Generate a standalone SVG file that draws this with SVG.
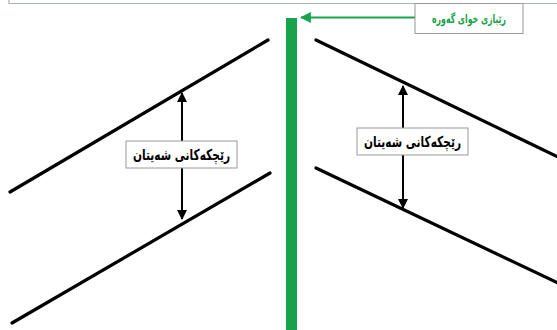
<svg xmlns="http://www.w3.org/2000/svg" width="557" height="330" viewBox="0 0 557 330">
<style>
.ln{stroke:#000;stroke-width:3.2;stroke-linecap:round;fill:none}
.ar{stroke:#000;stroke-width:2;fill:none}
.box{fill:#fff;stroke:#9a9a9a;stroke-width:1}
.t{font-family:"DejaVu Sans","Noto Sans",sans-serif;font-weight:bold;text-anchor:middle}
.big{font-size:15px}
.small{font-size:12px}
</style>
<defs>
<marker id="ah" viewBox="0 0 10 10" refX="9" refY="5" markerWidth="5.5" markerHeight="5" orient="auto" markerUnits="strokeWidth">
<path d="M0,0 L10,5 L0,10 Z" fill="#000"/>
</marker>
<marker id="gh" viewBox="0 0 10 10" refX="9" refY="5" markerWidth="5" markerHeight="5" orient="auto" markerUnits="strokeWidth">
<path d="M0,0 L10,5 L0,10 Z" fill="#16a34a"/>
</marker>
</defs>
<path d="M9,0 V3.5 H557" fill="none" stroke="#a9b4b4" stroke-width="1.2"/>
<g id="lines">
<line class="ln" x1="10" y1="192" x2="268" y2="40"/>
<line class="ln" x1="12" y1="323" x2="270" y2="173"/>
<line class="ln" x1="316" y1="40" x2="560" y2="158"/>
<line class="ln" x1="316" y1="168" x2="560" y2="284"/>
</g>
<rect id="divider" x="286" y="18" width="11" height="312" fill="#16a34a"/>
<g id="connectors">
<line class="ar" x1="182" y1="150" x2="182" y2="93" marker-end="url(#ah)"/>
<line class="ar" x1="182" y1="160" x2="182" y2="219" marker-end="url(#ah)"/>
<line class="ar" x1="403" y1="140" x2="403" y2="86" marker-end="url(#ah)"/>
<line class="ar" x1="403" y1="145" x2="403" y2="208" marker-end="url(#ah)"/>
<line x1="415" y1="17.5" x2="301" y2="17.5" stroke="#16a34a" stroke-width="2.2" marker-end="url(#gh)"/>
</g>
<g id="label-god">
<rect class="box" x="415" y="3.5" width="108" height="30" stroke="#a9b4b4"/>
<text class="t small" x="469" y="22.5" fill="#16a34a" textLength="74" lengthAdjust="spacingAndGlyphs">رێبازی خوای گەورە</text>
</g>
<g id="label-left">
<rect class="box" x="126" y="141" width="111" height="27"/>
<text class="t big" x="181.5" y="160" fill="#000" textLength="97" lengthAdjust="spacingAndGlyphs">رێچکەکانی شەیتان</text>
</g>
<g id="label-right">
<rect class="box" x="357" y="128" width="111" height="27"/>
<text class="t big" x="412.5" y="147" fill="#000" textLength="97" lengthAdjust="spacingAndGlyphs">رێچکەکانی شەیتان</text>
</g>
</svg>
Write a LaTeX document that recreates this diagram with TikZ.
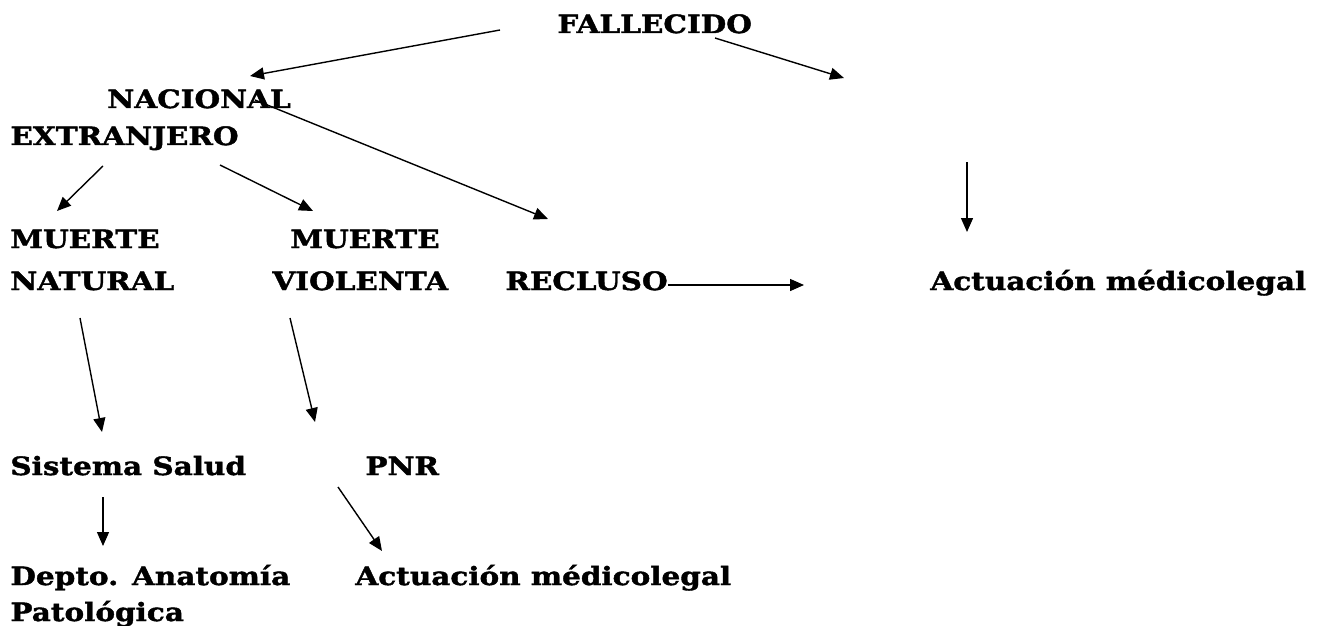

***

GIVEN PROBLEM: Output every entry verbatim. Pictures do not belong in the copy.

EXERCISE ANSWER:
Generate a standalone SVG file that draws this with SVG.
<svg xmlns="http://www.w3.org/2000/svg" width="557" height="330" viewBox="0 0 557 330">
<style>
.ln{stroke:#000;stroke-width:3.2;stroke-linecap:round;fill:none}
.ar{stroke:#000;stroke-width:2;fill:none}
.box{fill:#fff;stroke:#9a9a9a;stroke-width:1}
.t{font-family:"DejaVu Sans","Noto Sans",sans-serif;font-weight:bold;text-anchor:middle}
.big{font-size:15px}
.small{font-size:12px}
</style>
<defs>
<marker id="ah" viewBox="0 0 10 10" refX="9" refY="5" markerWidth="5.5" markerHeight="5" orient="auto" markerUnits="strokeWidth">
<path d="M0,0 L10,5 L0,10 Z" fill="#000"/>
</marker>
<marker id="gh" viewBox="0 0 10 10" refX="9" refY="5" markerWidth="5" markerHeight="5" orient="auto" markerUnits="strokeWidth">
<path d="M0,0 L10,5 L0,10 Z" fill="#16a34a"/>
</marker>
</defs>
<path d="M9,0 V3.5 H557" fill="none" stroke="#a9b4b4" stroke-width="1.2"/>
<g id="lines">
<line class="ln" x1="10" y1="192" x2="268" y2="40"/>
<line class="ln" x1="12" y1="323" x2="270" y2="173"/>
<line class="ln" x1="316" y1="40" x2="560" y2="158"/>
<line class="ln" x1="316" y1="168" x2="560" y2="284"/>
</g>
<rect id="divider" x="286" y="18" width="11" height="312" fill="#16a34a"/>
<g id="connectors">
<line class="ar" x1="182" y1="150" x2="182" y2="93" marker-end="url(#ah)"/>
<line class="ar" x1="182" y1="160" x2="182" y2="219" marker-end="url(#ah)"/>
<line class="ar" x1="403" y1="140" x2="403" y2="86" marker-end="url(#ah)"/>
<line class="ar" x1="403" y1="145" x2="403" y2="208" marker-end="url(#ah)"/>
<line x1="415" y1="17.5" x2="301" y2="17.5" stroke="#16a34a" stroke-width="2.2" marker-end="url(#gh)"/>
</g>
<g id="label-god">
<rect class="box" x="415" y="3.5" width="108" height="30" stroke="#a9b4b4"/>
<text class="t small" x="469" y="22.5" fill="#16a34a" textLength="74" lengthAdjust="spacingAndGlyphs">رێبازی خوای گەورە</text>
</g>
<g id="label-left">
<rect class="box" x="126" y="141" width="111" height="27"/>
<text class="t big" x="181.5" y="160" fill="#000" textLength="97" lengthAdjust="spacingAndGlyphs">رێچکەکانی شەیتان</text>
</g>
<g id="label-right">
<rect class="box" x="357" y="128" width="111" height="27"/>
<text class="t big" x="412.5" y="147" fill="#000" textLength="97" lengthAdjust="spacingAndGlyphs">رێچکەکانی شەیتان</text>
</g>
</svg>
Write a LaTeX document that recreates this diagram with TikZ.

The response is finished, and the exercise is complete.